Stanford University Campus, in California, is famous for its important collection of exotic trees. Among them are some iconic Queenslanders: bunya pines and bottle trees.
I first became aware of the Stanford trees when reading “The Overstory”, a Pulitzer Prize winning novel by American writer Richard Powers.
In the novel, Neelay Mehta, a young master coder and online game designer, is working at Stanford University. While thinking of fresh images and surreal graphics for a new game, one evening he crosses the campus in search of vending machine snacks. Turning a corner into the central quadrangle he sees something that amazes him: a tree that is “bulbous and elephantine …the most mind-boggling organism he has ever seen… A living hallucination from a nearby star system at the other end of a wormhole in space.”
As he reads on a placard, it’s Brachychiton rupestris – familiar to us all as the Queensland bottle tree.
Finding a bottle tree, something I’ve regarded with delight since I was a child, in a dense, powerful American novel was startling. It was as if I’d suddenly come across an old friend from the mid-west of Queensland in this glamorous Californian campus.
The writer of “The Overstory”, like my own children, would have grown up with “The Lorax”, by Dr Seuss. In the book the Lorax introduces himself: “I am the Lorax. I speak for the trees.” Powers does that too: he speaks for the protection of trees.
Queensland has many wonderful and bizarre tree varieties, from desert country to tropical rainforest, that could provide inspiration for fantasy novels, movies, and games. Strangler figs slowly devouring neighbouring trees, their roots snaking out across the ground around them, or dangling towards the earth. Ancient eucalypts covered in burls.
The notorious stinging tree, the gympie-gympie, that hurts so much you want to die. The rough bark of hoop pines.
The long, twisted, prickly leaves of bunyas; and bottle trees, tall and commanding on the bare hillsides of the ranges, slim and gently curved, or fat as teapots.
There are beautiful trees in Queensland.
Moreton bay figs. Paper barks and casuarinas.
Tallowwood trees: rich red trunks, clusters of white flowers, and generous sprawling branches that provide more shade than most eucalypts.

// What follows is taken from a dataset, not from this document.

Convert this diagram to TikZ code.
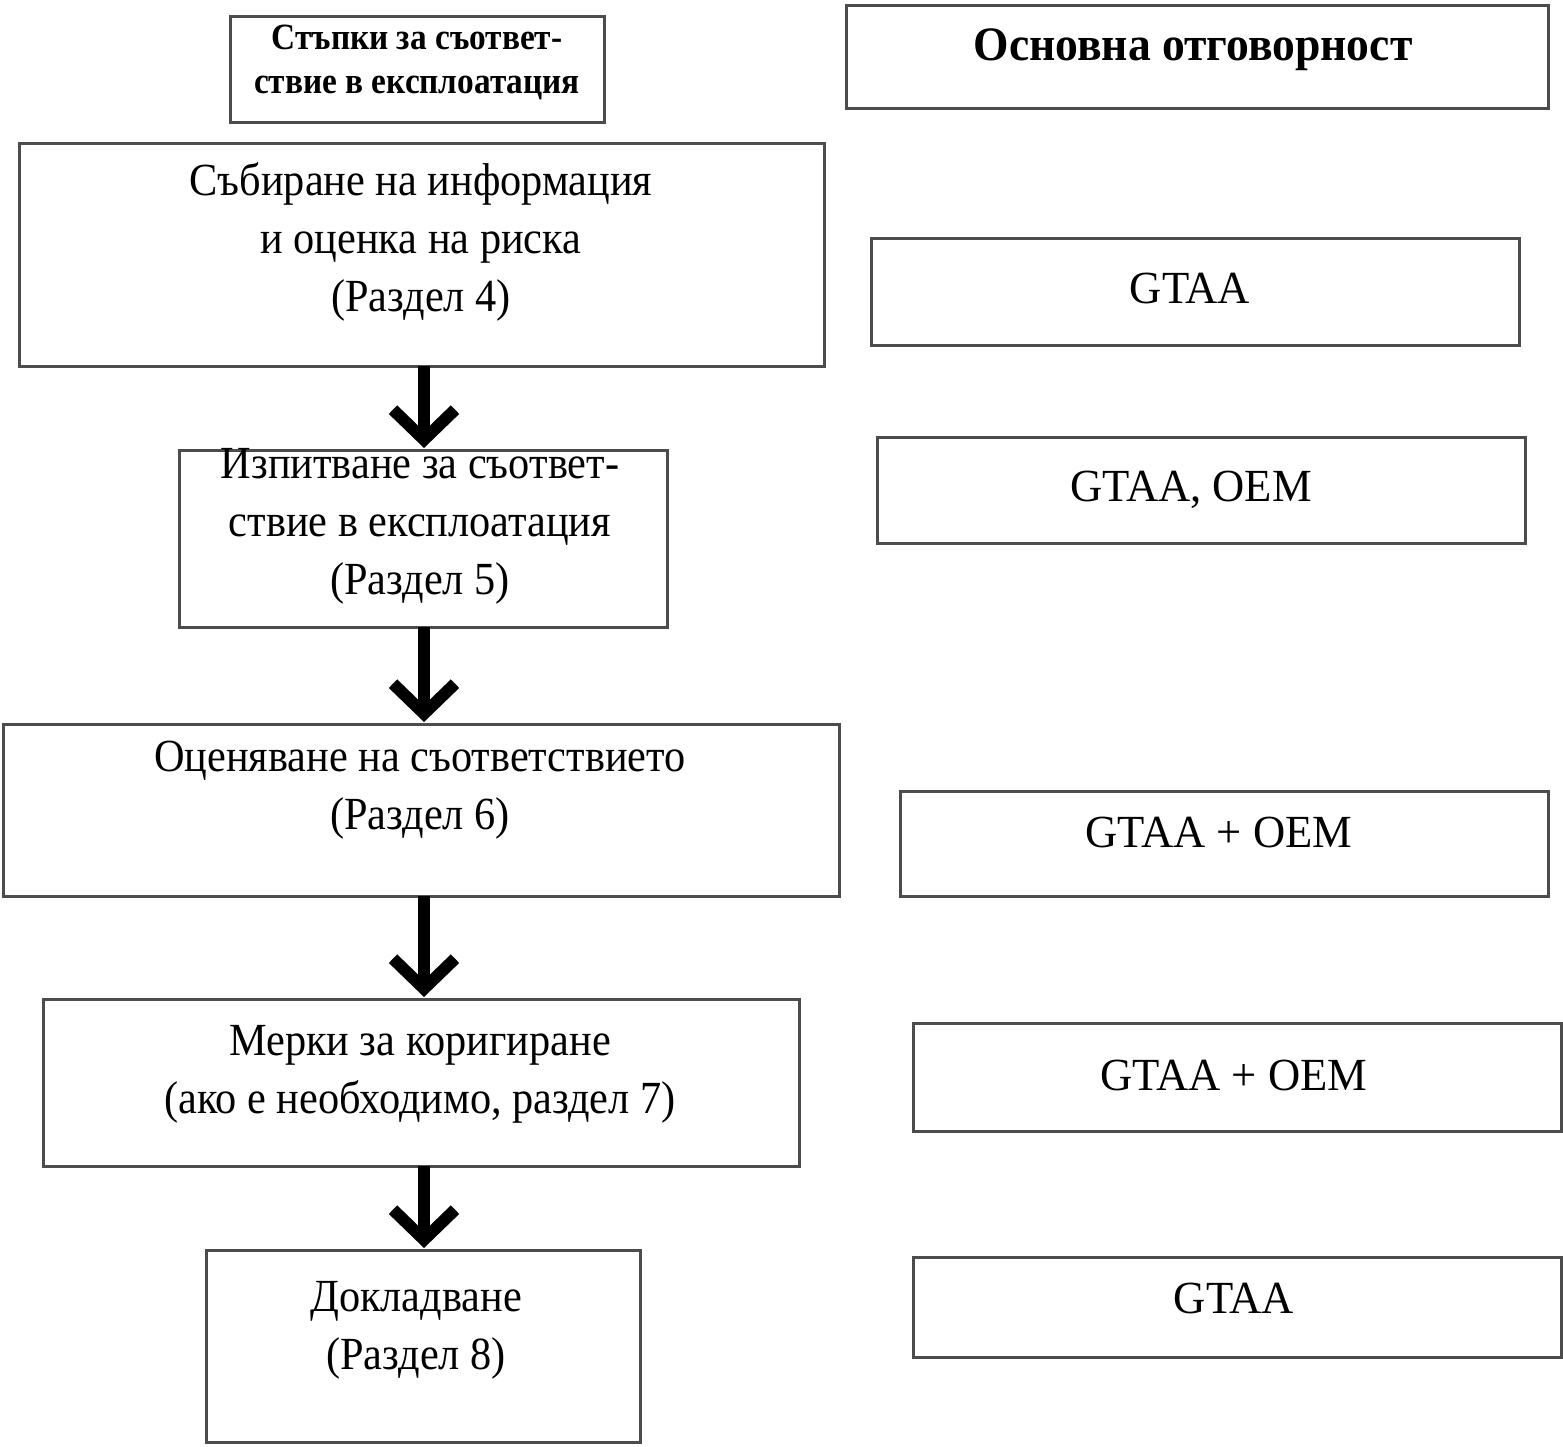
\documentclass[tikz,border=0pt]{standalone}
\usepackage{fontspec}
\setmainfont{Liberation Serif}
\newfontfamily\hdfont[FakeStretch=0.9]{Liberation Serif}
\newfontfamily\hdbigfont[FakeStretch=0.95]{Liberation Serif}
\newfontfamily\bodyfont[FakeStretch=0.92]{Liberation Serif}
\newfontfamily\rfont[FakeStretch=0.97]{Liberation Serif}
\usetikzlibrary{arrows.meta}
\begin{document}
\begin{tikzpicture}[x=1pt,y=-1pt,
  box/.style={draw=black!70,line width=3pt,fill=white,inner sep=0pt},
  txt/.style={align=center,inner sep=0pt,font=\bodyfont\fontsize{46}{58}\selectfont},
  rtxt/.style={align=center,inner sep=0pt,font=\rfont\fontsize{46}{58}\selectfont},
  hd/.style={align=center,inner sep=0pt,font=\hdfont\bfseries\fontsize{37}{44}\selectfont},
  flow/.style={line width=12pt,-{Straight Barb[length=30pt,width=62pt,line width=12pt]},shorten >=2pt}]
\useasboundingbox (0,0) rectangle (1563,1446);
% boxes
\newcommand{\pbox}[5]{\node[box,minimum width=#3-#1,minimum height=#4-#2] (#5) at ({(#1+#3)/2},{(#2+#4)/2}) {};}
\pbox{230}{16}{604}{122}{h1}
\pbox{846}{5}{1548}{108}{h2}
\pbox{19}{143}{824}{366}{b1}
\pbox{871}{238}{1519}{345}{r1}
\pbox{179}{450}{667}{627}{b2}
\pbox{877}{437}{1525}{543}{r2}
\pbox{3}{724}{839}{896}{b3}
\pbox{900}{791}{1548}{896}{r3}
\pbox{43}{999}{799}{1166}{b4}
\pbox{913}{1023}{1561}{1131}{r4}
\pbox{206}{1250}{640}{1442}{b5}
\pbox{913}{1257}{1561}{1357}{r5}
% texts
\node[hd] (t-h1) at (417,62) {Стъпки за съответ-\\ствие в експлоатация};
\node[hd,font=\hdbigfont\bfseries\fontsize{48}{50}\selectfont] (t-h2) at (1193,50) {Основна отговорност};
\node[txt] (t-b1) at (421,242) {Събиране на информация\\и оценка на риска\\(Раздел 4)};
\node[rtxt] (t-r1) at (1190,288) {GTAA};
\node[txt] (t-b2) at (420,526) {Изпитване за съответ-\\ствие в експлоатация\\(Раздел 5)};
\node[rtxt] (t-r2) at (1191,490) {GTAA, OEM};
\node[txt] (t-b3) at (420,790) {Оценяване на съответствието\\(Раздел 6)};
\node[rtxt] (t-r3) at (1219,832) {GTAA + OEM};
\node[txt] (t-b4) at (420,1074) {Мерки за коригиране\\(ако е необходимо, раздел 7)};
\node[rtxt] (t-r4) at (1234,1075) {GTAA + OEM};
\node[txt] (t-b5) at (416,1330) {Докладване\\(Раздел 8)};
\node[rtxt] (t-r5) at (1234,1298) {GTAA};
% arrows
\coordinate (a1s) at (424,366); \coordinate (a1e) at (424,450);
\coordinate (a2s) at (424,627); \coordinate (a2e) at (424,724);
\coordinate (a3s) at (424,896); \coordinate (a3e) at (424,999);
\coordinate (a4s) at (424,1166); \coordinate (a4e) at (424,1250);
\draw[flow] (a1s) -- (a1e);
\draw[flow] (a2s) -- (a2e);
\draw[flow] (a3s) -- (a3e);
\draw[flow] (a4s) -- (a4e);
\end{tikzpicture}
\end{document}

Koalas like tallowwoods, too.
There’s a fine old tallowwood in Yeronga Park, Brisbane. When the evening light touches it, its trunk glows.
Best of all, bottle trees. Born in Barcaldine, my mother grew up with bottle trees in the garden and across the countryside. As children, we’d look out for them on our many road trips. The younger ones can look like a tall white wine bottle; the old ones, anything from a port bottle to a malevolent goblin.
Roma famously has made a feature of bottle trees.
They’re used in the street plantings of many other regional towns as well: Mitchell, Blackall, Tambo, right across the central west, and further afield.
Darling Downs, Rockhampton, even the suburbs of Brisbane.
Last year I planted a bottle tree in my garden, bought from a street-side trailer in Roma.
Bottle trees are notoriously slow growers, so I won’t live to see it look like a port bottle. Maybe one of those small, 250 ml wine bottles they sometimes serve in country pubs.
Online information about the trees of Stanford, over 43,000 of them, includes maps and many photos. Visitors can take guided tours of the campus trees. The university’s unofficial mascot is a tree, and students dress up as them.
There is still a Queensland bottle tree in Stanford’s central quad; but the huge old tree described in “The Overstory” isn’t there anymore.
Perhaps it died of old age; or perhaps amidst the sumptuous Spanish Mission style architecture, arched sandstone colonnades and wonderful trees of Stanford it died of homesickness for the dry hills and plains of Queensland’s central west.